Inspirations nordiques

Petit bout de terre d’Europe continentale, presque péninsulaire par son lac Peïpous et le fleuve Narva qui le détache à l’Est de son ancien envahisseur, comme si la terre même aspirait à s’en dissocier. Cette volonté d’identification aux pays nordiques se ressent par cette recherche du design et son virage numérique qui a fait bien du chemin depuis la création de Skype.

Toutefois, les échos du passé se font ressentir, non seulement par la présence de la magnifique cité médiévale et ses attraits touristiques nous y plongeant, nous racontant cette époque, mais aussi par la forte présence de ses habitants russophones. Il est amusant de constater le contraste entre les cafés et restaurants branchés estoniens qui proposent de savoureux plats  d’inspiration nouvelle cuisine, à des prix appétissants, à certains autres, qui semblent s’être figés avec le rideau de fer, où le sourire y est optionnel et le service est à l’image des murs décrépis.

Hors de l’enceinte fortifiée, l’histoire se dresse également par des maisons à appartement dans l’ancien quartier ouvrier Kalamaja (maison du poisson en estonien) où s’agglomérait pêcheurs, poissonniers et charpentiers de bateaux avant que le chemin de fer s’y installe à proximité et impose l’arrivée d’une nouvelle faune entraînant la construction, au début du siècle dernier, de ses demeures en bois, fonctionnelles, mais qui, aujourd’hui, suscitent un regain d’intérêt. Charmé par l’ambiance générée par la variation de couleurs utilisées, égayant la sobriété de ce phantasme de pyromane, je croisai un trio dubitatif de mes intentions. Sentiment partagé. Si ce n’était pas de leur démarche funambulesque, je n’aurai probablement pas eu autant d’assurance à les laisser m’approcher, sachant que leurs réflexes et adresses à cet instant étaient des plus réduites. L’anglais approximatif dont ils firent usage suffit pour que l’on sympathise et à leur demande j’éternisai notre rencontre par un cliché que je me suis engagé à leur envoyer. Chose promise, chose due.

Légèrement excentrée du quartier médiéval, Telliskivi a revitalisé d’anciens complexes industriels pour en faire le centre créatif de Tallinn où compagnies, cafés, studios se jouxtent et hipsters se côtoient. Il est amusant de constater cette constance mondiale où ces lieux, jadis, de labeurs et d’exploitations deviennent ceux d’oisiveté, quoique l’exploitation persiste lorsqu’on constate les prix des produits qui y sont vendus… Heureusement, le tout est franchement sympathique, de plus j’étais en bonne compagnie me permettant de me familiariser sur ce pays oublié, et pourtant charmant, d’Europe.

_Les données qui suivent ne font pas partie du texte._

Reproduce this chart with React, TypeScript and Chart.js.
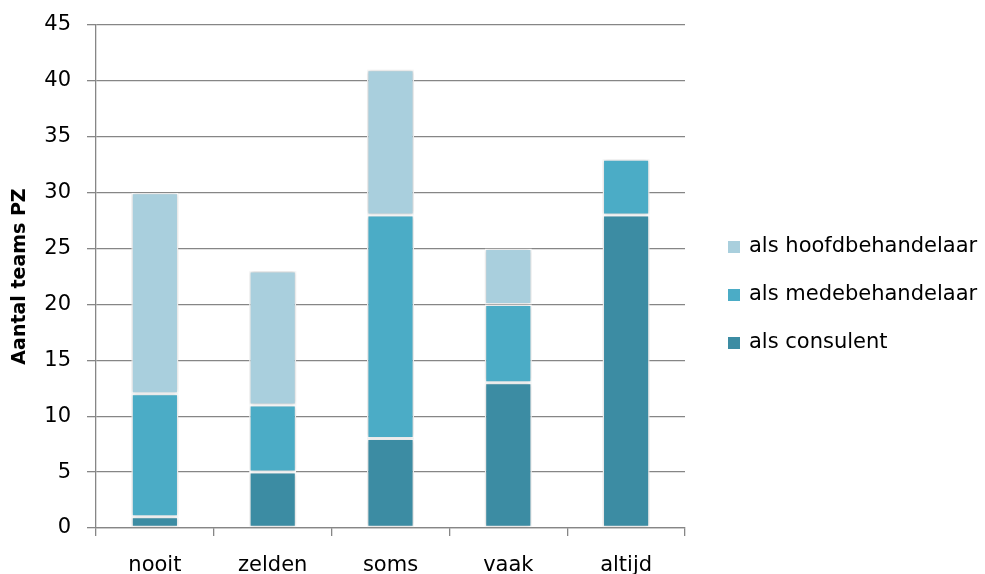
import React, { useEffect, useRef } from "react";
import { Chart, registerables } from "chart.js";

Chart.register(...registerables);

const categories = ["nooit", "zelden", "soms", "vaak", "altijd"];
const consulent = [1, 5, 8, 13, 28];
const medebehandelaar = [11, 6, 20, 7, 5];
const hoofdbehandelaar = [18, 12, 13, 5, 0];
const seriesNames = ["als consulent", "als medebehandelaar", "als hoofdbehandelaar"];
const seriesColors = ["#3C8CA3", "#4BACC6", "#A9CFDD"];
const yTitle = "Aantal teams PZ";

const FONT = "'DejaVu Sans', sans-serif";
const GRID = "#868686";

// Legend drawn at the right of the plot, top entry = last series
const sideLegend = {
  id: "sideLegend",
  afterDraw(chart: any) {
    const ctx = chart.ctx;
    const ds = chart.data.datasets;
    ctx.save();
    ctx.font = `21px ${FONT}`;
    ctx.textBaseline = "middle";
    ctx.textAlign = "left";
    const x = 728;
    const yTop = 247;
    const step = 48;
    for (let i = ds.length - 1, k = 0; i >= 0; i--, k++) {
      const y = yTop + k * step;
      ctx.fillStyle = ds[i].backgroundColor;
      ctx.fillRect(x, y - 6, 12, 12);
      ctx.fillStyle = "#000";
      ctx.fillText(ds[i].label, x + 21, y);
    }
    ctx.restore();
  },
};

// Soft shadow behind the bars
const barShadow = {
  id: "barShadow",
  beforeDatasetsDraw(chart: any) {
    const ctx = chart.ctx;
    ctx.save();
    ctx.shadowColor = "rgba(0,0,0,0.22)";
    ctx.shadowBlur = 4;
  },
  afterDatasetsDraw(chart: any) {
    chart.ctx.restore();
  },
};

export default function App() {
  const ref = useRef<HTMLCanvasElement | null>(null);

  useEffect(() => {
    if (!ref.current) return;
    const values = [consulent, medebehandelaar, hoofdbehandelaar];
    const chart = new Chart(ref.current, {
      type: "bar",
      data: {
        labels: categories,
        datasets: values.map((v, i) => ({
          label: seriesNames[i],
          data: v,
          backgroundColor: seriesColors[i],
          borderColor: "#FFFFFF",
          borderWidth: 1.5,
          borderSkipped: false,
          categoryPercentage: 1,
          barPercentage: 0.4,
        })),
      },
      options: {
        animation: false,
        responsive: false,
        maintainAspectRatio: false,
        layout: { padding: { left: 0, right: 300, top: 25, bottom: 0 } },
        plugins: {
          legend: { display: false },
          tooltip: { enabled: false },
        },
        scales: {
          x: {
            stacked: true,
            afterFit(scale: any) {
              scale.height = 46;
            },
            grid: {
              display: true,
              offset: true,
              drawOnChartArea: false,
              drawTicks: true,
              tickLength: 8,
              color: GRID,
              lineWidth: 1.3,
            },
            border: { display: true, color: GRID, width: 1.3 },
            ticks: {
              color: "#000",
              font: { family: FONT, size: 21 },
              padding: 17,
            },
          },
          y: {
            stacked: true,
            min: 0,
            max: 45,
            afterFit(scale: any) {
              scale.width = 96;
              scale.paddingTop = 0;
              scale.paddingBottom = 0;
            },
            ticks: {
              stepSize: 5,
              color: "#000",
              font: { family: FONT, size: 21 },
              padding: 16,
            },
            grid: {
              color: GRID,
              lineWidth: 1.3,
              tickLength: 9,
            },
            border: { display: true, color: GRID, width: 1.3 },
            title: {
              display: true,
              text: yTitle,
              color: "#000",
              font: { family: FONT, size: 19, weight: "bold" },
              padding: { top: 9, bottom: 0 },
            },
          },
        },
      },
      plugins: [sideLegend, barShadow],
    });
    return () => chart.destroy();
  }, []);

  return (
    <div style={{ position: "fixed", left: 0, top: 0, width: 985, height: 574, background: "#fff" }}>
      <canvas ref={ref} width={985} height={574} style={{ width: 985, height: 574, display: "block" }} />
    </div>
  );
}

Rotermann quant à elle, davantage BCBG, privilégie la contemporanéité de son architecture, bien que parfois elle s’agrège aux constructions passées. Plus aseptisée, moins vibrante et organique, elle séduit par ses atouts rectilignes, ses allées piétonnières, et ses lieux de rencontres, faisant d’elle un endroit agréable où déambuler avant de se poser pour manger un morceau.

Voir l'album

La promenade au travers du reposant parc Kadriorg dans lequel je contemplai son charmant château, me mena au musée Kumu, où je me suis initié à l’art estonien.  L’accueil sous le regard inquiétant des poupons statufiés laisse présager une expérience particulière. Sans entrer dans l’analyse, n’étant point un expert en la matière, il en reste que cette exposition m’a marquée par la singularité des œuvres. La façon dont la vie quotidienne est dépeinte ne manque pas de variété dans l’utilisation des formes et des couleurs. Comme si c’était avant tout de cette manière que s’exprimaient les créateurs de cette période, certains cédant, néanmoins, parfois à une approche plus fantasmagorique présente d’ailleurs au début du XXe siècle. Je mentionnerai d’ailleurs le cinéaste d’animation Rein Raamat, dont l’œuvre originale est reflétée par ce court film que je qualifierais de psychédélo-prog-communiste. Saurez-vous en trouver le sens?

Voir quelques oeuvres du Kumu

Tallinn regorge d’intérêts culinaires, artistiques, architecturaux et évidemment, humains. Résolument tourné vers l’avenir, y être passé m’aura donné l’intention d’y retourner dans le futur. D’ici ces retrouvailles, si j'en ai la chance un jour, j'embarquai pour traverser le golfe de la Finlande afin d'y découvrir le pays du même nom.